Denn Wulff ließ seinem einstigen engsten Vertrauten Glaeseker den Zugang zu seinem früheren Arbeitszimmer verweigern. In Hannover hatte Glaeseker sein Büro sozusagen "besenrein" übergeben. Dem Vernehmen nach fanden sich in seinen dortigen Hinterlassenschaften lediglich Reden- und Textentwürfe, aber kaum Aufzeichnungen über interne Vorgänge. Die müssen, wenn überhaupt, mitsamt persönlichen Unterlagen im Berliner Präsidialamt gelegen haben und waren offenbar von seiner kommissarischen Nachfolgerin Petra Diroll unangetastet geblieben — vielleicht ahnend, dass da noch etwas nachkommen könnte.

Und es kam etwas nach. Als sich der Verdacht der Bestechlichkeit nach den ersten Durchsuchungen der Privatanwesen von Glaeseker und Partymanager Schmidt laut Staatsanwaltschaft erhärtet hatte, fragte diese sowohl in Hannover bei der Staatskanzlei als auch in Berlin beim Präsidialamt nach, ob weitere Dokumente zur Verfügung gestellt werden könnten. Hannover konnte liefern, Berlin nicht.
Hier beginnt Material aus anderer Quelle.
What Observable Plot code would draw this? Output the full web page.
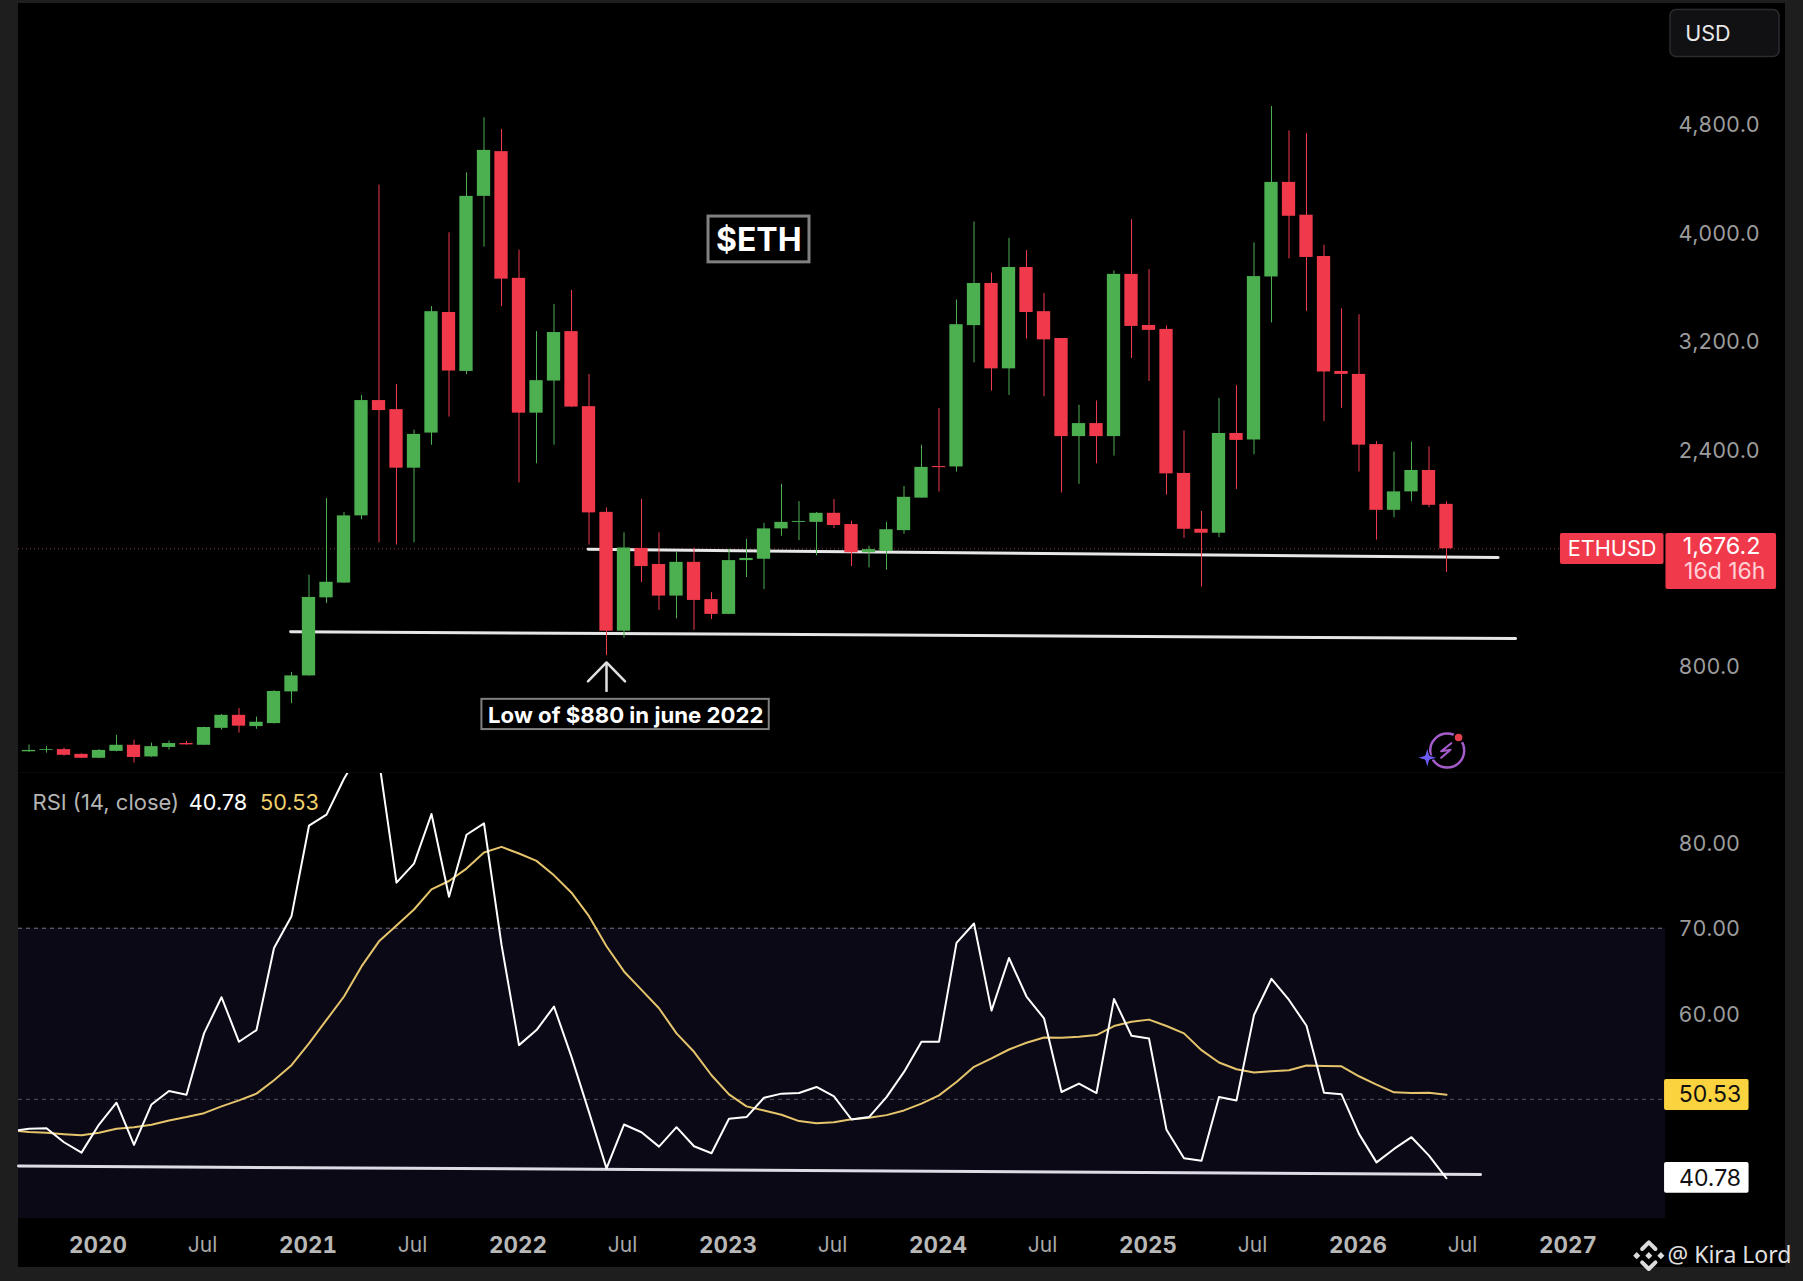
<!DOCTYPE html>
<html><head><meta charset="utf-8">
<style>
html,body{margin:0;padding:0;background:#1e1e1e;overflow:hidden;width:1803px;height:1281px}
#wrap{position:relative;width:1803px;height:1281px}
#inner{position:absolute;left:18px;top:3px;width:1767px;height:1264px;background:#000}
#plots{position:absolute;left:0;top:0;width:1803px}
#plots svg{display:block}
</style>
<script src="https://cdn.jsdelivr.net/npm/d3@7"></script>
<script src="https://cdn.jsdelivr.net/npm/@observablehq/plot@0.6"></script>
</head><body>
<div id="wrap"><div id="inner"></div><div id="plots"></div></div>
<script>
// Months are counted from Jan 2020 = 0; candles run Sep 2019 (-4) .. Jun 2026 (77)
const firstMonth = -4;
const open = [178,188,194,159,
 130,181,226,140,210,239,226,351,447,364,386,620,
 738,1314,1423,1919,2770,2703,2271,2530,3420,2985,4277,4607,
 3672,2677,2914,3279,2725,1945,1068,1679,1560,1327,1576,1301,
 1192,1589,1599,1823,1871,1871,1938,1855,1647,1656,1810,2050,
 2283,2280,3323,3634,3004,3752,3426,3228,2504,2600,2504,3701,
 3324,3295,2232,1820,1791,2527,2479,3682,4380,4138,3833,2985,
 2963,2445,1960,2096,2254,2004];
const close = [188,194,152,130,
 188,226,136,216,239,229,357,447,367,396,623,738,
 1317,1429,1919,2770,2696,2271,2520,3426,2988,4277,4616,3666,
 2677,2917,3272,2722,1941,1068,1682,1545,1327,1576,1295,1192,
 1589,1605,1823,1871,1878,1938,1848,1647,1670,1817,2056,2277,
 2275,3330,3634,3004,3752,3420,3218,2504,2600,2504,3701,3317,
 3288,2229,1820,1791,2527,2476,3685,4380,4130,3826,2981,2963,
 2441,1960,2096,2254,1997,1676];
const high = [229,216,204,162,
 194,300,264,242,258,255,360,453,498,434,629,764,
 1481,2047,1945,2808,4360,2888,2552,3464,4008,4450,4856,4770,
 3880,3279,3480,3583,2962,1977,1794,2040,1794,1650,1682,1352,
 1672,1746,1864,2152,2024,1944,2040,1880,1695,1871,2136,2440,
 2712,3512,4088,3711,3967,3877,3560,3228,2735,2767,3727,4104,
 3736,3320,2546,1951,2786,2880,3934,4940,4760,4740,3917,3447,
 3403,2467,2390,2463,2427,2023];
const low = [172,168,146,128,
 127,178,95,136,191,226,224,338,316,344,383,533,
 736,1272,1420,1890,1720,1704,1720,2440,2648,2962,3903,3464,
 2162,2303,2440,2719,1704,888,1016,1426,1221,1160,1074,1154,
 1190,1464,1375,1768,1736,1624,1826,1545,1535,1519,1784,2050,
 2095,2242,3048,2840,2808,3224,2798,2088,2152,2303,2360,3080,
 2911,2072,1752,1394,1759,2114,2370,3343,3816,3429,2614,2713,
 2243,1740,1905,2023,1979,1501];
// RSI series start one month earlier (-5)
const rsiFirstMonth = -5;
const rsi = [46.28,46.56,46.63,44.99,43.78,
 47.06,49.61,44.68,49.41,50.98,50.55,57.71,61.94,56.73,58.10,67.69,71.41,
 81.98,83.27,87.46,90.98,89.61,75.32,77.55,83.35,73.68,80.92,82.25,68.08,
 56.34,58.10,60.84,54.97,48.51,41.94,47.06,46.16,44.48,46.75,44.52,43.70,
 47.73,47.93,50.20,50.67,50.74,51.45,50.35,47.65,47.93,50.27,53.21,56.73,
 56.73,68.28,70.55,60.37,66.52,62.02,59.47,50.86,51.84,50.74,61.74,57.44,
 57.12,46.44,43.11,42.84,50.27,49.88,59.86,64.09,61.62,58.61,50.78,50.59,
 45.97,42.64,44.21,45.58,43.43,40.78];
const rsiMA = [46.36,46.2,46.09,45.93,45.81,
 46.09,46.56,46.75,47.03,47.53,47.93,48.39,49.18,49.88,50.67,52.23,54.0,
 56.54,59.28,62.02,65.54,68.47,70.31,72.19,74.54,75.52,76.97,78.85,79.51,
 78.73,77.87,76.18,74.15,71.41,67.89,64.95,62.80,60.65,57.71,55.56,52.82,
 50.59,49.18,48.71,48.20,47.46,47.22,47.34,47.69,47.85,48.16,48.71,49.50,
 50.47,52.04,53.80,54.78,55.83,56.62,57.24,57.20,57.32,57.51,58.57,59.08,
 59.32,58.57,57.71,55.75,54.31,53.52,53.13,53.29,53.40,53.95,53.91,53.87,
 52.70,51.72,50.82,50.74,50.78,50.53];
const priceTicks = [800,2400,3200,4000,4800];
const rsiTicks = [60,70,80];
const yearTicks = [0,12,24,36,48,60,72,84];
const yearLabels = ["2020","2021","2022","2023","2024","2025","2026","2027"];
const julTicks = [6,18,30,42,54,66,78];
const priceTrend = [{m:10.95,v:1064},{m:80.95,v:1014}];
const priceTrend2 = [{m:27.95,v:1672},{m:79.95,v:1611}];
const rsiTrend = [{m:-4.6,v:42.21},{m:78.95,v:41.23}];

const GREEN="#4caf50", RED="#f03a4c", FONT="Inter, 'Liberation Sans', sans-serif";
const XDOM=[-4.6,89.514], WIDTH=1803;
const candles = open.map((o,i)=>({m:firstMonth+i,o,c:close[i],h:high[i],l:low[i],col:close[i]>=o?GREEN:RED}));
const rsiRows = rsi.map((v,i)=>({m:rsiFirstMonth+i,v}));
const maRows = rsiMA.map((v,i)=>({m:rsiFirstMonth+i,v}));
const box = (x1,x2,y1,y2,o)=>Plot.rect([{x1,x2,y1,y2}],{x1:"x1",x2:"x2",y1:"y1",y2:"y2",...o});
const txt = (m,v,t,o)=>Plot.text([{m,v,t}],{x:"m",y:"v",text:"t",fontFamily:FONT,...o});
const sparkle = {draw(c,size){const R=Math.sqrt(size/Math.PI),k=R*0.22;
  c.moveTo(0,-R);c.lineTo(k,-k);c.lineTo(R,0);c.lineTo(k,k);c.lineTo(0,R);c.lineTo(-k,k);c.lineTo(-R,0);c.lineTo(-k,-k);c.closePath();}};

const main = Plot.plot({
  width:WIDTH,height:773,marginLeft:18,marginRight:138,marginTop:4,marginBottom:1,
  style:{background:"transparent",fontFamily:FONT},
  x:{type:"linear",domain:XDOM,axis:null},
  y:{type:"linear",domain:[25.1,5692.9],axis:null},
  marks:[
    Plot.ruleY([1676.2],{stroke:"#8a3a40",strokeWidth:1,strokeDasharray:"1,3"}),
    Plot.line(priceTrend,{x:"m",y:"v",stroke:"#e6e6e6",strokeWidth:3}),
    Plot.line(priceTrend2,{x:"m",y:"v",stroke:"#e6e6e6",strokeWidth:3}),
    Plot.ruleX(candles,{x:"m",y1:"l",y2:"h",stroke:"col",strokeWidth:1}),
    Plot.rect(candles,{x1:d=>d.m-0.38,x2:d=>d.m+0.38,y1:"o",y2:"c",fill:"col"}),
    Plot.axisY({anchor:"right",ticks:priceTicks,tickFormat:d3.format(",.1f"),tickSize:0,tickPadding:13,fontSize:21.5,color:"#9c9c9c",label:null}),
    // $ETH label
    box(34.83,40.6,3790,4128,{fill:"#000",stroke:"#808080",strokeWidth:3}),
    txt(37.7,3950,"$ETH",{fill:"#fff",fontSize:32,fontWeight:"bold"}),
    // low annotation
    Plot.ruleX([{m:29.0,a:616,b:837}],{x:"m",y1:"a",y2:"b",stroke:"#e0e0e0",strokeWidth:2.5}),
    Plot.line([{m:27.94,v:697},{m:29.0,v:837},{m:30.06,v:697}],{x:"m",y:"v",stroke:"#e0e0e0",strokeWidth:2.5}),
    box(21.88,38.3,342,565,{fill:"#000",stroke:"#808080",strokeWidth:2}),
    txt(30.1,445,"Low of $880 in june 2022",{fill:"#fff",fontSize:22.2,fontWeight:"bold"}),
    // USD button
    box(89.8,96.03,5306,5652,{fill:"#111114",stroke:"#2c2c30",strokeWidth:1.5,rx:6}),
    txt(90.64,5472,"USD",{fill:"#e8e8e8",fontSize:21.5,textAnchor:"start"}),
    // price tags
    box(83.51,89.43,1560,1789,{fill:RED,rx:2}),
    txt(86.46,1671,"ETHUSD",{fill:"#fff",fontSize:21.7}),
    box(89.54,95.86,1376,1789,{fill:RED,rx:2}),
    txt(92.72,1693,"1,676.2",{fill:"#fff",fontSize:23.4}),
    txt(92.9,1510,"16d 16h",{fill:"#ffd0d5",fontSize:23}),
    // lightning badge
    Plot.dot([{m:77.04,v:187}],{x:"m",y:"v",r:17,stroke:"#a35cc9",strokeWidth:2.5,fill:"none"}),
    Plot.line([{m:77.27,v:241},{m:76.7,v:182},{m:77.23,v:193},{m:76.7,v:134}],{x:"m",y:"v",stroke:"#a35cc9",strokeWidth:2.2}),
    Plot.dot([{m:75.9,v:134}],{x:"m",y:"v",symbol:sparkle,r:10.5,fill:"#6c5cf5",stroke:"#000",strokeWidth:1}),
    Plot.dot([{m:77.69,v:283}],{x:"m",y:"v",r:4.8,fill:"#e2404f",stroke:"#000",strokeWidth:2}),
    // separator
    Plot.ruleY([{a:25.1}],{y:"a",dy:1,x1:()=>-4.6,x2:()=>96.4,stroke:"#262626",strokeWidth:1.5})
  ]
});

const binanceDots = [{m:88.56,v:31.74},{m:87.87,v:31.74},{m:89.25,v:31.74}];
const chevronUp = [{m:88.18,v:32.52},{m:88.56,v:33.3},{m:88.94,v:32.52}];
const chevronDown = [{m:88.18,v:30.96},{m:88.56,v:30.18},{m:88.94,v:30.96}];
const lower = Plot.plot({
  width:WIDTH,height:508,marginLeft:18,marginRight:138,marginTop:0,marginBottom:63,
  style:{background:"transparent",fontFamily:FONT},
  x:{type:"linear",domain:XDOM,axis:null},
  y:{type:"linear",domain:[36.08,88.08],axis:null},
  marks:[
    Plot.rectY([{a:36.08,b:70}],{y1:"a",y2:"b",fill:"#0b0916"}),
    Plot.ruleY([70],{stroke:"#77777f",strokeWidth:1,strokeDasharray:"4,4"}),
    Plot.ruleY([50],{stroke:"#55555c",strokeWidth:1,strokeDasharray:"4,4"}),
    Plot.line(rsiTrend,{x:"m",y:"v",stroke:"#dcdce4",strokeWidth:3}),
    Plot.line(maRows,{x:"m",y:"v",stroke:"#e5c46c",strokeWidth:2,clip:true}),
    Plot.line(rsiRows,{x:"m",y:"v",stroke:"#ffffff",strokeWidth:2,clip:true}),
    Plot.axisY({anchor:"right",ticks:rsiTicks,tickFormat:d3.format(".2f"),tickSize:0,tickPadding:13,fontSize:21.5,dy:1,color:"#9c9c9c",label:null}),
    Plot.axisX({ticks:yearTicks,tickFormat:d=>yearLabels[yearTicks.indexOf(d)],tickSize:0,tickPadding:19,fontSize:22.4,dx:-1,fontWeight:"bold",color:"#b8b8b8",label:null}),
    Plot.axisX({ticks:julTicks,tickFormat:()=>"Jul",tickSize:0,tickPadding:19,fontSize:21,dx:-1.5,color:"#a8a8a8",label:null}),
    txt(-3.8,84.58,"RSI (14, close)",{fill:"#b4b4b4",fontSize:22,textAnchor:"start"}),
    txt(5.13,84.58,"40.78",{fill:"#fff",fontSize:21.7,textAnchor:"start"}),
    txt(9.2,84.58,"50.53",{fill:"#f0cf6a",fontSize:21.7,textAnchor:"start"}),
    box(89.46,94.29,48.69,52.31,{fill:"#fbd33f",rx:2}),
    txt(92.06,50.51,"50.53",{fill:"#111",fontSize:23}),
    box(89.46,94.29,39.02,42.61,{fill:"#fff",rx:2}),
    txt(92.06,40.78,"40.78",{fill:"#111",fontSize:23}),
    Plot.dot(binanceDots,{x:"m",y:"v",symbol:"diamond2",r:3.2,fill:"#dcdcdc"}),
    Plot.line(chevronUp,{x:"m",y:"v",stroke:"#dcdcdc",strokeWidth:4}),
    Plot.line(chevronDown,{x:"m",y:"v",stroke:"#dcdcdc",strokeWidth:4}),
    txt(89.63,31.74,"@ Kira Lord",{fill:"#e0e0e0",fontSize:23,fontFamily:"'Noto Sans', sans-serif",textAnchor:"start"})
  ]
});
document.getElementById("plots").append(main,lower);
</script>
</body></html>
Denn Wulff wollte nun keinen neuen Vertuschungs-Verdacht mehr und verwehrte Glaeseker die Möglichkeit, sein Büro auf- und auszuräumen, nachdem er dieses am 22. Dezember verlassen hatte. Gleichzeitig zeigte er sich aber nicht in der Lage, in Glaesekers persönlichen Dingen zu schnüffeln. Damit provozierte er das Eingreifen der Ermittler, die vergangene Wochen "mehrere Stunden" Glaesekers Sachen durchforsteten und dann "schriftliche Unterlagen und Computerdateien" sicherstellten. Nun darf laut Präsidialamt auch Glaeseker wieder herein und "jederzeit" seine Sachen packen.